Arrangements at Westminster Hall.

Westminster Hall has the name of being the largest room whose roof is not supported by pillars, in Europe. It stands in the region of the palaces and the Houses of Parliament at Westminster, and has been for seven centuries the scene of pageants and ceremonies without number. It is said that ten thousand persons have been accommodated in it at a banquet.[F] This great room was fitted up for the trial. Seats were provided for both houses of Parliament; for the Commons were to be present as accusers, and the Lords as the court. There was, as usual, a chair of state, or throne, for the king, as a matter of form. There was also a private gallery, screened from the observation of the spectators, where the king and queen could sit and witness the proceedings. They attended during the whole trial.

Charges.
Imposing scene.
Strafford's able and eloquent defense.

One would have supposed that the deliberate solemnity of these preparations would have calmed the animosity of Strafford's enemies, and led them to be satisfied at last with something less than his utter destruction. But this seems not to have been the effect. The terrible hostilities which had been gathering strength so long, seemed to rage all the more fiercely now that there was a prospect of their gratification. And yet it was very hard to find any thing sufficiently distinct and tangible against the accused to warrant his conviction. The commissioners who had been appointed to manage the case divided the charges among them. When the trial commenced, they stated and urged these charges in succession. Strafford, who had not known beforehand what they were to be, replied to them, one by one, with calmness and composure, and yet with great eloquence and power. The extraordinary abilities which he had shown through the whole course of his life, seemed to shine out with increased splendor amid the awful solemnities which were now darkening its close. He was firm and undaunted, and yet respectful and submissive. The natural excitements of the occasion; the imposing assembly; the breathless attention; the magnificent hall; the consciousness that the opposition which he was struggling to stem before that great tribunal was the combined hostility of three kingdoms, and that the torrent was flowing from a reservoir which had been accumulating for many years; and that the whole civilized world were looking on with great interest to watch the result; and perhaps, more than all, that he was in the unseen presence of his sovereign, whom he was accustomed to look upon as the greatest personage on earth; these, and the other circumstances of the scene, filled his mind with strong emotions, and gave animation, and energy, and a lofty eloquence to all that he said.

The charge of treason a mere pretext.

The trial lasted eighteen days, the excitement increasing consistently to the end. There was nothing proved which could with any propriety be considered as treason.

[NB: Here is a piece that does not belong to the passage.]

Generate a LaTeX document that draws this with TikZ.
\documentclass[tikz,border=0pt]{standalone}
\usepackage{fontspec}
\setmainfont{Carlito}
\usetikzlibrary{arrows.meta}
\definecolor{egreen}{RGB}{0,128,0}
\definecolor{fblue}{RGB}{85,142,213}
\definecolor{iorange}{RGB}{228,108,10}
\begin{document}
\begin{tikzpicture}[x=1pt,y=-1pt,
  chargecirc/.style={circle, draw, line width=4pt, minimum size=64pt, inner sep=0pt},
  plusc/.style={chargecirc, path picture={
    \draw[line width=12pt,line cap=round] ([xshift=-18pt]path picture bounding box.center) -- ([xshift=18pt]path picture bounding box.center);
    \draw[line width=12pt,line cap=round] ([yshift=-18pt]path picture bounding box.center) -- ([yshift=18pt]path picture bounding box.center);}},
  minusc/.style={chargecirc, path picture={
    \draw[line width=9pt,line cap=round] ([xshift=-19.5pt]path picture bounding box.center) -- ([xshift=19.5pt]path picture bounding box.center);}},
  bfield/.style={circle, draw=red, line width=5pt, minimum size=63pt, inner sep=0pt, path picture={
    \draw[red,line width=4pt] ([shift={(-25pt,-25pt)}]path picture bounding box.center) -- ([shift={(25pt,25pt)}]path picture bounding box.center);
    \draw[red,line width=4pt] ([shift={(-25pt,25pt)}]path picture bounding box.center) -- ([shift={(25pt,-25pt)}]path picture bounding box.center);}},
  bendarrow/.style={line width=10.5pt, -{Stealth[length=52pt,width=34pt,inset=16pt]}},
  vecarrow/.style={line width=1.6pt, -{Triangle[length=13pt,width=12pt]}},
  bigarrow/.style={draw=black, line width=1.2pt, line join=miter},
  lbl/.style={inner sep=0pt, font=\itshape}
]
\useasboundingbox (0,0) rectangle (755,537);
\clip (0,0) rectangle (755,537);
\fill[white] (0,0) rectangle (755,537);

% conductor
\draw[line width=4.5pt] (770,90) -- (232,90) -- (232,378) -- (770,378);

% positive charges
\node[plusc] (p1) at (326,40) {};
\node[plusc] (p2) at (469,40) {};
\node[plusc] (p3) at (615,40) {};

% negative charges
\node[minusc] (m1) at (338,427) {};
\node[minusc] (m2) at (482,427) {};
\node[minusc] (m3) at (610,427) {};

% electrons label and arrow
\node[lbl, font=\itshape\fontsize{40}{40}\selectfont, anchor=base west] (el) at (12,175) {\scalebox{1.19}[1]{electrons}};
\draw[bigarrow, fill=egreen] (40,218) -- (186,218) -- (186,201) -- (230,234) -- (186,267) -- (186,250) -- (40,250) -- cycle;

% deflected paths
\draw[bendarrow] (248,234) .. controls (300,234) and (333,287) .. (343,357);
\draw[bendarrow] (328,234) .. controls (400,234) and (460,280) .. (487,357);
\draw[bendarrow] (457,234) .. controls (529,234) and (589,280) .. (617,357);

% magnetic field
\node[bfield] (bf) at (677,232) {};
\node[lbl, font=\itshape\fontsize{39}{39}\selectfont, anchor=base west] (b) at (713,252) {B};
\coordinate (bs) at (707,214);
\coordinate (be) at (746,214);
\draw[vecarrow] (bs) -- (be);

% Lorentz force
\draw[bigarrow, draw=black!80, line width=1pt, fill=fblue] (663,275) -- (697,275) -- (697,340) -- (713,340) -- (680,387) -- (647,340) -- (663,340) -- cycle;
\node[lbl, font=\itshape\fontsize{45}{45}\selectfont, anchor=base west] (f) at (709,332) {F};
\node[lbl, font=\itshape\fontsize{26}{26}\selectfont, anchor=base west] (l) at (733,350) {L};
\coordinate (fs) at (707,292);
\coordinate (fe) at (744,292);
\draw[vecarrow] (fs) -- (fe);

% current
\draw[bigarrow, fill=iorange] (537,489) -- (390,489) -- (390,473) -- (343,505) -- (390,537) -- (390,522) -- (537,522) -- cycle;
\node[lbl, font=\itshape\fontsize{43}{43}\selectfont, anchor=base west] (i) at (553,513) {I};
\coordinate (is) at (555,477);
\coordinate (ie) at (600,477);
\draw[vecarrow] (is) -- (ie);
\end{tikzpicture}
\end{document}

He had managed the government, it is true, with one set of views in respect to the absolute prerogatives and powers of the king, while those who now were in possession of power held opposite views, and they considered it a matter of necessity that he should die. The charge of treason was a pretext to bring the case somewhat within the reach of the formalities of law. It is one of the necessary incidents of all governmental systems founded on force, and not on the consent of the governed, that when great and fundamental questions of policy arise, they often bring the country to a crisis in which there can be no real settlement of the dispute without the absolute destruction of one party or the other. It was so now, as the popular leaders supposed. They had determined that stern necessity required that Laud and Strafford must die; and the only object of going through the formality of a trial was to soften the violence of the proceeding a little, by doing all that could be done toward establishing a legal justification of the deed.

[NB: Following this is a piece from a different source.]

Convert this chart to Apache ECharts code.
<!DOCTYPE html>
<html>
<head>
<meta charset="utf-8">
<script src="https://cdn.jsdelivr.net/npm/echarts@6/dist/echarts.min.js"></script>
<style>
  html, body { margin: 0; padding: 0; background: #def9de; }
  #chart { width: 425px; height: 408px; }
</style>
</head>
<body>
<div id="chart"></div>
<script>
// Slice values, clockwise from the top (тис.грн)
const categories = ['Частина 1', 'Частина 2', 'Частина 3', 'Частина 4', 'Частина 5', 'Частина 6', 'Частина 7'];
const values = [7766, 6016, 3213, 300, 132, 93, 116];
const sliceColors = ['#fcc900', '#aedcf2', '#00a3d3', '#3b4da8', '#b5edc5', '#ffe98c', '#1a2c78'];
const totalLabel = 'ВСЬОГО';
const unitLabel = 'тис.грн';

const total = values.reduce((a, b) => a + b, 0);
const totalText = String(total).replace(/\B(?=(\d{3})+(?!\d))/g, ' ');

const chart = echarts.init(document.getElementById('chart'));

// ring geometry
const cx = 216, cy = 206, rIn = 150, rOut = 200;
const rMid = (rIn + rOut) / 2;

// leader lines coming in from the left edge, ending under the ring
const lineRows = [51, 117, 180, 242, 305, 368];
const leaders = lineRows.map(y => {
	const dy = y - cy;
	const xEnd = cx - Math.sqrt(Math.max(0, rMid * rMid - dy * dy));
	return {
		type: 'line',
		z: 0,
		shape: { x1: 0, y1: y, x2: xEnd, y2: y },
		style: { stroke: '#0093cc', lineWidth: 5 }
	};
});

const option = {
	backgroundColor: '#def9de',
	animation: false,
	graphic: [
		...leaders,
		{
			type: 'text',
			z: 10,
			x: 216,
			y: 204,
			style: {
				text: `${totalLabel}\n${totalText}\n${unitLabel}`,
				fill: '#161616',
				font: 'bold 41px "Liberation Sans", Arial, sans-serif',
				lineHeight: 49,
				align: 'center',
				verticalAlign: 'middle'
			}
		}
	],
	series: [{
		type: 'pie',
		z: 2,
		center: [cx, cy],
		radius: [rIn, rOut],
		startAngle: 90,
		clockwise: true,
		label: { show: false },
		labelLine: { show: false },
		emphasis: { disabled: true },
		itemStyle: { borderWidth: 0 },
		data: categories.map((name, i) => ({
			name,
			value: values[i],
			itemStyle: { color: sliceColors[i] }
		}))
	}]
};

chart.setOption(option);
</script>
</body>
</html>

Vote on the bill of attainder.

The trial, as has been said, lasted eighteen days. During all this time, the leaders were not content with simply urging the proceedings forward energetically in Westminster Hall. They were maneuvering and managing in every possible way to secure the final vote. But, notwithstanding this, Strafford's defense was so able, and the failure to make out the charge of treason against him was so clear, that it was doubtful what the result would be. Accordingly, without waiting for the decision of the Peers on the impeachment, a bill of attainder against the earl was brought forward in the House of Commons. This bill of attainder was passed by a large majority—yeas 204, nays 59. It was then sent to the House of Lords. The Lords were very unwilling to pass it.

Interposition of the king.

While they were debating it, the king sent a message to them to say that in his opinion the earl had not been guilty of treason, or of any attempt to subvert the laws; and that several things which had been alleged in the trial, and on which the bill of attainder chiefly rested, were not true. He was willing, however, if it would satisfy the enemies of the earl, to have him convicted of a misdemeanor, and made incapable of holding any public office from that time; but he protested against his being punished by a bill of attainder on a charge of treason.